US Deputy Secretary of State Stephen Biegun speaks at the Asan Institute for Policy Studies in Seoul, Dec. 10, 2020. (Yonhap)
US Deputy Secretary of State Stephen Biegun speaks at the Asan Institute for Policy Studies in Seoul, Dec. 10, 2020. (Yonhap)
US Deputy Secretary of State Stephen Biegun, Washington’s point man on North Korea, on Thursday urged Pyongyang to return to denuclearization talks, stressing that diplomacy is the “only” and “best” way.

Biegun, who is in Seoul this week to meet with officials here, delivered a lecture at a local think tank reflecting on his more than two-year stint of spearheading the talks to denuclearize Pyongyang, while admitting to disappointment in a lack of progress, despite the historic US-North Korea summits.

“This is not the end of our efforts and it should not be,” he said at the Asan Institute for Policy Studies in Seoul.  “As we look to the future, I remain convinced that diplomacy remains the best course, indeed the only course, for solving the challenges on the Korean Peninsula.”

Biegun urged Pyongyang to resume diplomacy, specifically during the period from now to the upcoming January congress of the ruling Workers’ Party.

“We hope that North Korea and the United States can finally engage in kind of serious diplomacy that requires sustained engagement and difficult trade-offs, but has huge rewards,” he said. “It is time for both of our countries to move forward.”

He expressed disappointment on “setbacks and missed opportunity” between Washington and Pyongyang on nuclear diplomacy over the past years, while acknowledging it “has yet to deliver the success we hope for.”

“You might wonder if I am disappointed that we did not accomplish more over the past two years. And I am,” he said. “Regrettably, much opportunity has been squandered by our North Korean counterparts over the past two years, who too often have devoted themselves to the search for obstacles to negotiations instead of seizing opportunities for engagement.”

“Yet, remarkably, the potential of the Singapore Summit is still fully present, despite our failure to advance what was agreed,” he said. Biegun pledged to share his experiences, recommendation and “hard-earned wisdom” to his successor for the incoming Joe Biden administration.
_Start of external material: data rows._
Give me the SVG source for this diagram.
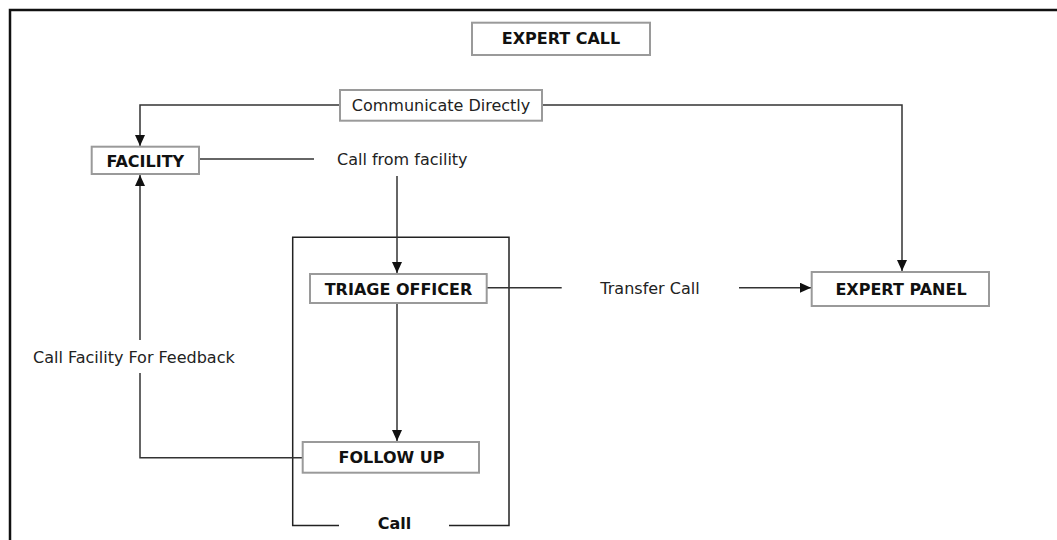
<svg xmlns="http://www.w3.org/2000/svg" width="1057" height="540" viewBox="0 0 1057 540">
<style>
.box{fill:#fff;stroke:#9a9a9a;stroke-width:2}
.b{font-family:"DejaVu Sans",Verdana,sans-serif;font-weight:bold;font-size:16px;fill:#111;text-anchor:middle}
.t{font-family:"DejaVu Sans",Verdana,sans-serif;font-size:16px;fill:#222}
.c{fill:none;stroke:#333;stroke-width:1.5}
.k{fill:none;stroke:#222;stroke-width:1.5}
</style>
<defs>
<marker id="ah" markerUnits="userSpaceOnUse" markerWidth="12" markerHeight="10" refX="11" refY="5" orient="auto">
<path d="M0,0 L11,5 L0,10 Z" fill="#111"/>
</marker>
</defs>
<rect width="1057" height="540" fill="#fff"/>
<path d="M10,540 V10 H1057" fill="none" stroke="#111" stroke-width="2.5"/>
<g id="container">
<path class="k" d="M339,525.5 H292.7 V237.3 H509 V525.5 H449"/>
<text class="b" x="394.5" y="529">Call</text>
</g>
<g id="connectors">
<path class="c" d="M340,105 H140 V146" marker-end="url(#ah)"/>
<path class="c" d="M542,105 H902 V271" marker-end="url(#ah)"/>
<path class="c" d="M199,159 H314"/>
<path class="c" d="M397,176 V273" marker-end="url(#ah)"/>
<path class="c" d="M397,303 V441" marker-end="url(#ah)"/>
<path class="c" d="M487,287.7 H561.7"/>
<path class="c" d="M739,287.7 H811" marker-end="url(#ah)"/>
<path class="c" d="M302.7,457.7 H140 V373"/>
<path class="c" d="M140,340 V175" marker-end="url(#ah)"/>
</g>
<g id="expert-call">
<rect class="box" x="472" y="22.7" width="178" height="32.3"/>
<text class="b" x="561" y="44">EXPERT CALL</text>
</g>
<g id="communicate-directly">
<rect class="box" x="340" y="90" width="202" height="30.7"/>
<text class="t" x="441" y="111" text-anchor="middle">Communicate Directly</text>
</g>
<g id="facility">
<rect class="box" x="91.7" y="146.7" width="107.3" height="27.3"/>
<text class="b" x="145.3" y="166.5">FACILITY</text>
</g>
<g id="call-from-facility">
<text class="t" x="337" y="165">Call from facility</text>
</g>
<g id="triage-officer">
<rect class="box" x="310" y="274" width="176.7" height="29"/>
<text class="b" x="398.5" y="294.5">TRIAGE OFFICER</text>
</g>
<g id="transfer-call">
<text class="t" x="650" y="294" text-anchor="middle">Transfer Call</text>
</g>
<g id="expert-panel">
<rect class="box" x="811.7" y="272" width="177.3" height="34"/>
<text class="b" x="901" y="295">EXPERT PANEL</text>
</g>
<g id="follow-up">
<rect class="box" x="302.7" y="442" width="176.3" height="30.7"/>
<text class="b" x="391.5" y="462.7">FOLLOW UP</text>
</g>
<g id="feedback-label">
<text class="t" x="33" y="363">Call Facility For Feedback</text>
</g>
</svg>
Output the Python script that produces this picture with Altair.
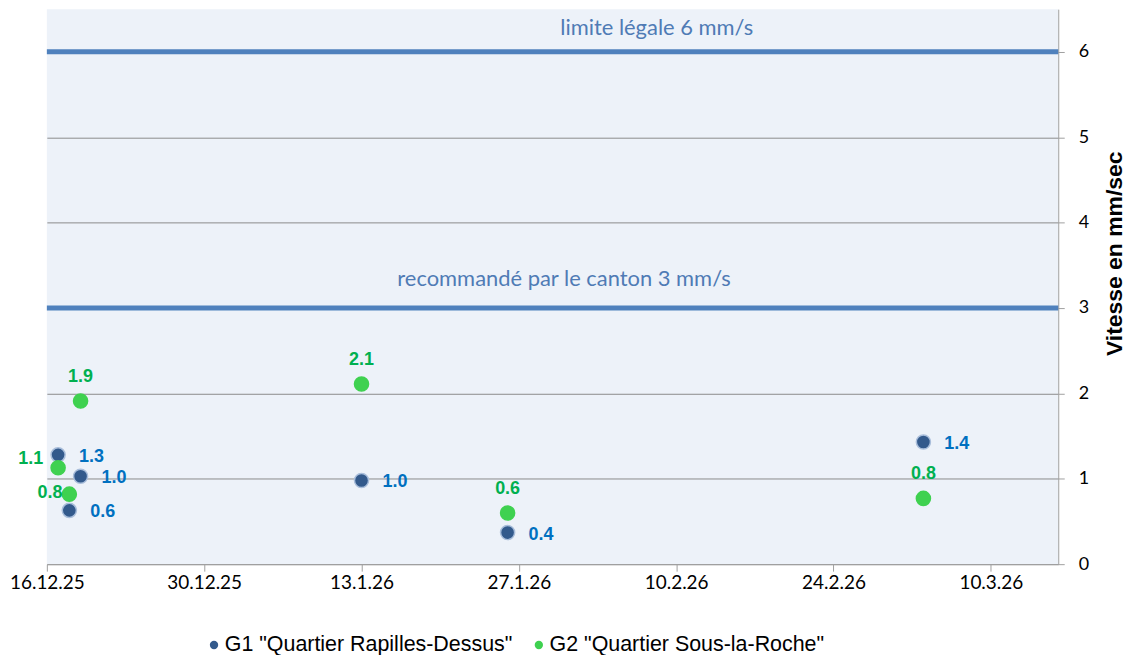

“The war is over; the time for conflict has ended, and the time for peace has arrived. If we are to succeed, we must work together—the United States, the Republic of Korea and the Democratic People’s Republic of Korea,” he said, referring to South and North Korea by their formal names, respectively.

“And when we do, we will at last be able to bring to the Korean Peninsula the lasting peace and prosperity that all the Korean people so richly deserve.”

Earlier in the day, he met with Unification Minister Lee In-young and vowed strong support for inter-Korean exchanges, including humanitarian assistance to North Korea.

“South Korea plays a major role in establishing permanent peace in the Korean Peninsula and Seoul and Washington should work closer together to bringing that closer,” Biegun was quoted as saying in a statement released by the Unification Ministry.

He also met with Suh Hoon, President Moon Jae-in’s top security adviser, and Park Jie-won, chief of the National Intelligence Service.

Biegun arrived here on Tuesday in what is most likely his last visit to Seoul as the No. 2 American diplomat and the US special representative for North Korea, as US President Donald Trump’s term comes to an end in January. He heads back to the US on Saturday morning.